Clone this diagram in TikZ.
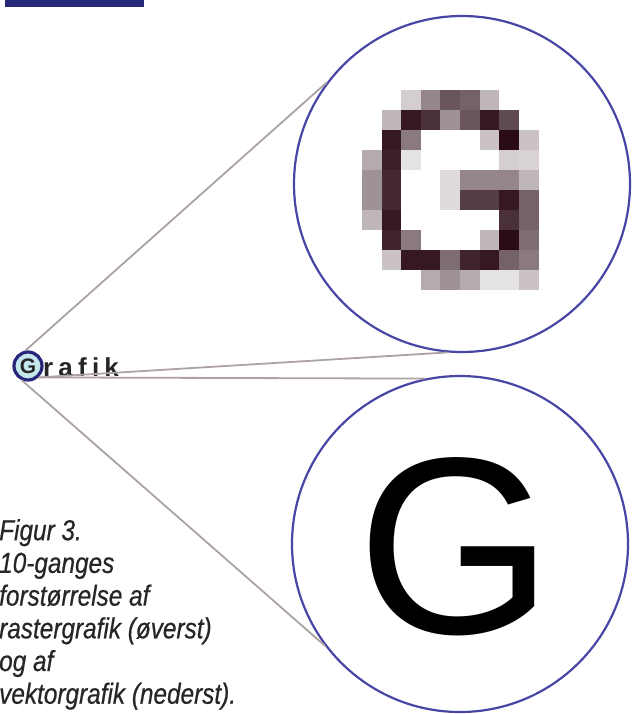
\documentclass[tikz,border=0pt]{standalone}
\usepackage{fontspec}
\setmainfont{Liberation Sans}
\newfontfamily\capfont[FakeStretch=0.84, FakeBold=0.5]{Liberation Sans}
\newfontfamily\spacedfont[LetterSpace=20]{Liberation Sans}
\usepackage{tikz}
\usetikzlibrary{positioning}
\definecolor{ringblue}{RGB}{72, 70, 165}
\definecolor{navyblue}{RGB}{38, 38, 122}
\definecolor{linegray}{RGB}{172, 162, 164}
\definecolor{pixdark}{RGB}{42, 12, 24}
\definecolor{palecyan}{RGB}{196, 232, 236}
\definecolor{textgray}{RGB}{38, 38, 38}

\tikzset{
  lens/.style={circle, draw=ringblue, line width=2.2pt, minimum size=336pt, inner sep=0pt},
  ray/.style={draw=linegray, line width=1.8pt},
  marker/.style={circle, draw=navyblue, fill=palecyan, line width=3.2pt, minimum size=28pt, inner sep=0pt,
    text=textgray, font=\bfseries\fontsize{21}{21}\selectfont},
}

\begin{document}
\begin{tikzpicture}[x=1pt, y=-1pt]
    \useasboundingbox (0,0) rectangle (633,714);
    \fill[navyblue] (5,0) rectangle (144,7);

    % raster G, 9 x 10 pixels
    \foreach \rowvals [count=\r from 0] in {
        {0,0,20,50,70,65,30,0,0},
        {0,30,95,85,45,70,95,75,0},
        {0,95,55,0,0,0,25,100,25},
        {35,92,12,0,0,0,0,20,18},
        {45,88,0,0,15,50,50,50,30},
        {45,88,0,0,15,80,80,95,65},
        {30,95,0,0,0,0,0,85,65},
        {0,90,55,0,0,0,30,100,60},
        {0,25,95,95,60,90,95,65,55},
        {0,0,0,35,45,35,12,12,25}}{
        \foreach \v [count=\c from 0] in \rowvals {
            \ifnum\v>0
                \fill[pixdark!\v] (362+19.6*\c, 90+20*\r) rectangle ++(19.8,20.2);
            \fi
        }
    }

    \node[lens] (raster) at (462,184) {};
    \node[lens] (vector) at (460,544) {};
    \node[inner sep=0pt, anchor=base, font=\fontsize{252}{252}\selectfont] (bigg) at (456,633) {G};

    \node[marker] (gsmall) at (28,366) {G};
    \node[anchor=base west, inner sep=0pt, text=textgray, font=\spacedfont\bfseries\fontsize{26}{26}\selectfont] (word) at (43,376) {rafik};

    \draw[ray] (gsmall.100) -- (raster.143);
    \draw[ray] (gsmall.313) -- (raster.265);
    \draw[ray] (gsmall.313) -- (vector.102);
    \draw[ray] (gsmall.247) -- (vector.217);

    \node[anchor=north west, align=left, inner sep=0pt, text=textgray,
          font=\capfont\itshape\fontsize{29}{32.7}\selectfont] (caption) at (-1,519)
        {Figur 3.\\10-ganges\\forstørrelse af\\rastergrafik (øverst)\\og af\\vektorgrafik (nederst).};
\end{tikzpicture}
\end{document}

****************************************

» Goal:
Omitting all pictures, restate exactly the lines of the material from its start through the line that contains "(5,0) rectangle (144,7);".

» Finished task:
Clone this diagram in TikZ.
\documentclass[tikz,border=0pt]{standalone}
\usepackage{fontspec}
\setmainfont{Liberation Sans}
\newfontfamily\capfont[FakeStretch=0.84, FakeBold=0.5]{Liberation Sans}
\newfontfamily\spacedfont[LetterSpace=20]{Liberation Sans}
\usepackage{tikz}
\usetikzlibrary{positioning}
\definecolor{ringblue}{RGB}{72, 70, 165}
\definecolor{navyblue}{RGB}{38, 38, 122}
\definecolor{linegray}{RGB}{172, 162, 164}
\definecolor{pixdark}{RGB}{42, 12, 24}
\definecolor{palecyan}{RGB}{196, 232, 236}
\definecolor{textgray}{RGB}{38, 38, 38}

\tikzset{
  lens/.style={circle, draw=ringblue, line width=2.2pt, minimum size=336pt, inner sep=0pt},
  ray/.style={draw=linegray, line width=1.8pt},
  marker/.style={circle, draw=navyblue, fill=palecyan, line width=3.2pt, minimum size=28pt, inner sep=0pt,
    text=textgray, font=\bfseries\fontsize{21}{21}\selectfont},
}

\begin{document}
\begin{tikzpicture}[x=1pt, y=-1pt]
    \useasboundingbox (0,0) rectangle (633,714);
    \fill[navyblue] (5,0) rectangle (144,7);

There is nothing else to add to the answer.